Example: Wine Quality Prediction

Applying MLE to estimate alcohol content distribution

Dataset Overview

We have wine quality data with alcohol content measurements. For "High Quality" wines (class 1), we observe the following alcohol percentages:

Sample alcohol content values: 12.5, 13.0, 13.2, 12.8, 13.5, 13.1, 12.9, 13.3, 12.7, 13.4

MLE Calculation

Step 1: Calculate sample mean

\hat{\mu}_{1,\text{alcohol}} = \frac{1}{10}(12.5 + 13.0 + 13.2 + 12.8 + 13.5 + 13.1 + 12.9 + 13.3 + 12.7 + 13.4)

= \frac{130.4}{10} = 13.04

Step 2: Calculate sample variance

\hat{\sigma}_{1,\text{alcohol}}^2 = \frac{1}{10}\sum_{i=1}^{10}(x_i - 13.04)^2

= \frac{1}{10}[(12.5-13.04)^2 + (13.0-13.04)^2 + \cdots + (13.4-13.04)^2]

= \frac{0.684}{10} = 0.0684

Estimated Distribution: $\mathcal{N}(13.04, 0.0684)$

For a new wine with alcohol content 13.2%, we can now calculate $p(13.2 | \text{High Quality})$ using the Gaussian probability density function.
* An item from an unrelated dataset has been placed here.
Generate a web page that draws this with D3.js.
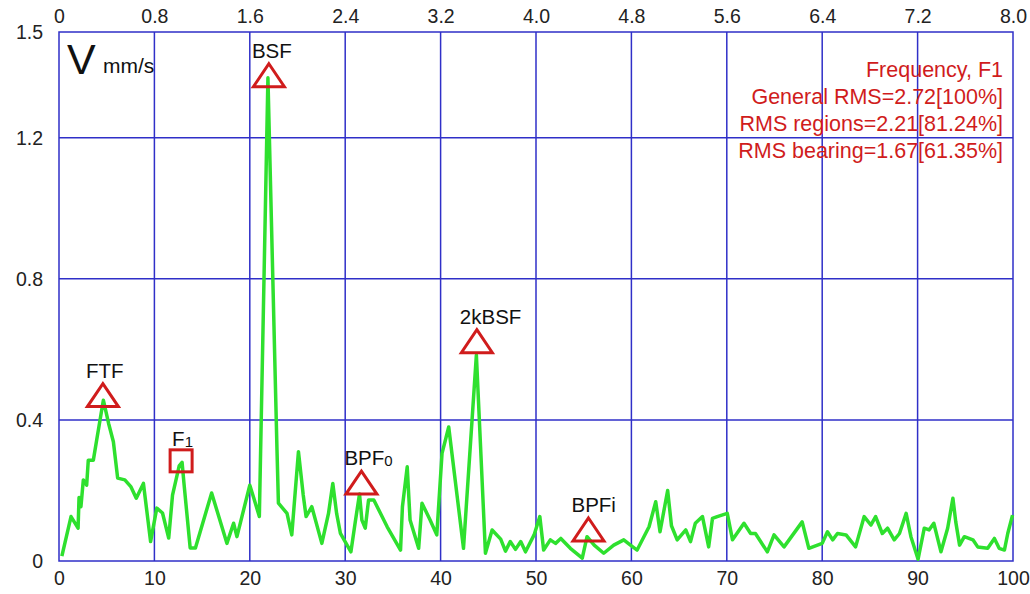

Limitations and Assumptions

Distribution Assumption

Critical Insight: The accuracy of MLE estimates depends heavily on whether the assumed probability distribution form matches the true underlying distribution.

If the assumed distribution is incorrect, even maximizing the likelihood may yield inaccurate parameter estimates. For example, if we assume a Gaussian distribution but the data is actually skewed, the MLE estimates may be biased.

Key Limitations

Distribution Mismatch: Assumes the correct distribution form is known. In practice, we may need to test multiple distributions or use non-parametric methods.
Sample Size: Requires sufficient training samples. With very few samples, MLE estimates can be unreliable, especially for high-dimensional data.
Overfitting Risk: MLE can overfit to training data, particularly with complex models. Regularization techniques may be needed.
No Prior Information: MLE doesn't incorporate prior knowledge about parameters. Bayesian estimation (MAP) can incorporate priors when available.